Which is also why he once spent £28m on pointless show-pony Denílson, why every six months or so he announces “right that’s it, I’m leaving” in a desperate bid to get the béticos down on their knees going “oh please stay, Don Manué, pleeeease”, and why Betis’s current crisis, and their fans’ reaction to it, cuts so deep.

It also helps to explain why Betis have found themselves in crisis in the first place, why the side that qualified for this season’s Champions League for the first time in their history and won the Copa del Rey, are bottom of the table having scored just 10 goals all season. Why they are in real danger of going down.

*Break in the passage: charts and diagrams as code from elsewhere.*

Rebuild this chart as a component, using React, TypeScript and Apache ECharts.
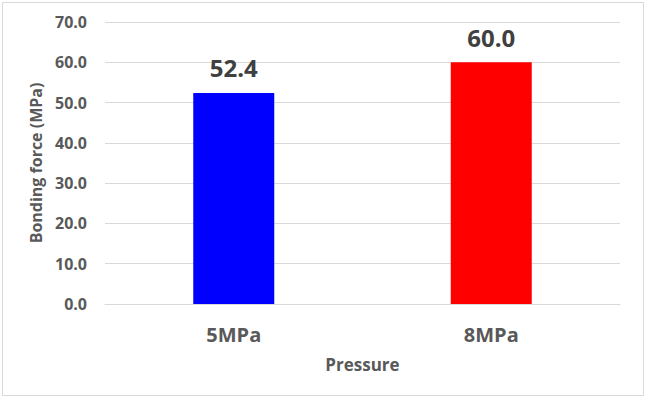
import React, { useEffect, useRef } from "react";
import * as echarts from "echarts";

const categories = ["5MPa", "8MPa"];
const values = [52.4, 60.0];
const colors = ["#0000FF", "#FF0000"];

export default function App() {
  const ref = useRef<HTMLDivElement>(null);
  useEffect(() => {
    const chart = echarts.init(ref.current!, undefined, { renderer: "svg" });
    const font = "'Open Sans', 'Noto Sans', sans-serif";
    chart.setOption({
      animation: false,
      backgroundColor: "#ffffff",
      graphic: [
        {
          type: "rect",
          shape: { x: 2.5, y: 2.5, width: 641, height: 393 },
          style: { fill: "none", stroke: "#d9d9d9", lineWidth: 1 },
          silent: true,
        },
      ],
      grid: { left: 105, right: 27, top: 22, bottom: 95 },
      xAxis: {
        type: "category",
        data: categories,
        name: "Pressure",
        nameLocation: "middle",
        nameGap: 52,
        nameTextStyle: { fontFamily: font, fontWeight: "bold", fontSize: 17, color: "#595959" },
        axisLine: { lineStyle: { color: "#d9d9d9" } },
        axisTick: { show: false },
        axisLabel: { fontFamily: font, fontWeight: "bold", fontSize: 20, color: "#595959", margin: 20 },
      },
      yAxis: {
        type: "value",
        min: 0,
        max: 70,
        interval: 10,
        name: "Bonding force (MPa)",
        nameLocation: "middle",
        nameGap: 54,
        nameTextStyle: { fontFamily: font, fontWeight: "bold", fontSize: 16, color: "#595959" },
        axisLine: { show: false },
        axisTick: { show: false },
        splitLine: { lineStyle: { color: "#d9d9d9" } },
        axisLabel: {
          fontFamily: font,
          fontWeight: "bold",
          fontSize: 16,
          color: "#595959",
          margin: 18,
          formatter: (v: number) => v.toFixed(1),
        },
      },
      series: [
        {
          type: "bar",
          barWidth: 81,
          data: values.map((v, i) => ({ value: v, itemStyle: { color: colors[i] } })),
          label: {
            show: true,
            position: "top",
            distance: 13,
            fontFamily: font,
            fontWeight: "bold",
            fontSize: 24,
            color: "#404040",
            formatter: (p: any) => Number(p.value).toFixed(1),
          },
        },
      ],
    });
    return () => chart.dispose();
  }, []);
  return (
    <div
      ref={ref}
      style={{ position: "fixed", left: 0, top: 0, width: 647, height: 399 }}
    />
  );
}
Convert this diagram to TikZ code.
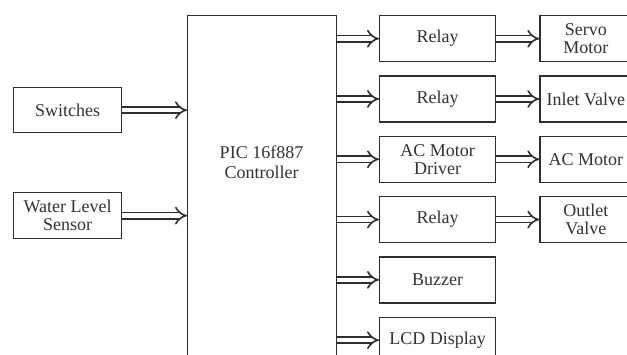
\documentclass[tikz,border=0pt]{standalone}
\usepackage{fontspec}
\setmainfont{Liberation Serif}
\usepackage{tikz}
\usetikzlibrary{arrows.meta,positioning}
\definecolor{LineGray}{HTML}{2E2E2E}
\definecolor{TextGray}{HTML}{333333}
\tikzset{
  blk/.style={rectangle,draw=LineGray,line width=1.3pt,fill=white,
              text=TextGray,align=center,inner sep=1pt,
              font=\fontsize{18}{18}\selectfont},
  inbox/.style={blk,minimum width=108pt,minimum height=45pt},
  relaybox/.style={blk,minimum width=116pt,minimum height=46pt},
  outbox/.style={blk,minimum width=92pt,minimum height=46pt},
  arr/.style={draw=LineGray,double=white,double distance=4.5pt,
              line width=1.6pt,-{Implies[scale=1.25]}}
}
\begin{document}
\begin{tikzpicture}[x=1pt,y=-1pt,node distance=13pt and 43pt]
  \clip (0,0) rectangle (627,354);
  \fill[white] (0,0) rectangle (627,354);

  % Controller
  \node[blk,minimum width=149pt,minimum height=360pt,anchor=north west] (ctrl) at (187,15) {};
  \node[text=TextGray,align=center,font=\fontsize{18}{20}\selectfont] (ctrltxt) at (261.5,162) {PIC 16f887\\Controller};

  % Inputs
  \node[inbox,anchor=north west] (sw) at (13,87) {Switches};
  \node[inbox,minimum height=46pt,anchor=north west] (wls) at (13,192) {Water Level\\Sensor};

  % Drivers
  \node[relaybox,anchor=north west] (relA) at (379,15) {Relay};
  \node[relaybox,below=of relA] (relB) {Relay};
  \node[relaybox,below=of relB] (acdrv) {AC Motor\\Driver};
  \node[relaybox,below=of acdrv] (relC) {Relay};
  \node[relaybox,below=of relC] (buzz) {Buzzer};
  \node[relaybox,below=of buzz] (lcd) {LCD Display};

  % Actuators
  \node[outbox,right=of relA] (servo) {Servo\\Motor};
  \node[outbox,right=of relB] (inlet) {Inlet Valve};
  \node[outbox,right=of acdrv] (acmot) {AC Motor};
  \node[outbox,right=of relC] (outlet) {Outlet\\Valve};

  \draw[arr] (sw.east) -- (sw.east -| ctrl.west);
  \draw[arr] (wls.east) -- (wls.east -| ctrl.west);
  \foreach \dst in {relA,relB,acdrv,relC,buzz,lcd}
    \draw[arr] (\dst.west -| ctrl.east) -- (\dst.west);
  \draw[arr] (relA.east) -- (servo.west);
  \draw[arr] (relB.east) -- (inlet.west);
  \draw[arr] (acdrv.east) -- (acmot.west);
  \draw[arr] (relC.east) -- (outlet.west);
\end{tikzpicture}
\end{document}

It’s all gone horribly wrong and this weekend’s desperate nil-nil draw with fellow relegation candidates Espanyol summed up the way things have been going, one Tottingham-supporting match reporter writing: “Ossie Ardiles used to tell the story of how they had to repeat the penalty scene from Escape to Victory 46 times because Sylvester Stallone couldn’t save a thing. Even if he had been in goal yesterday, Betis still wouldn’t have scored.”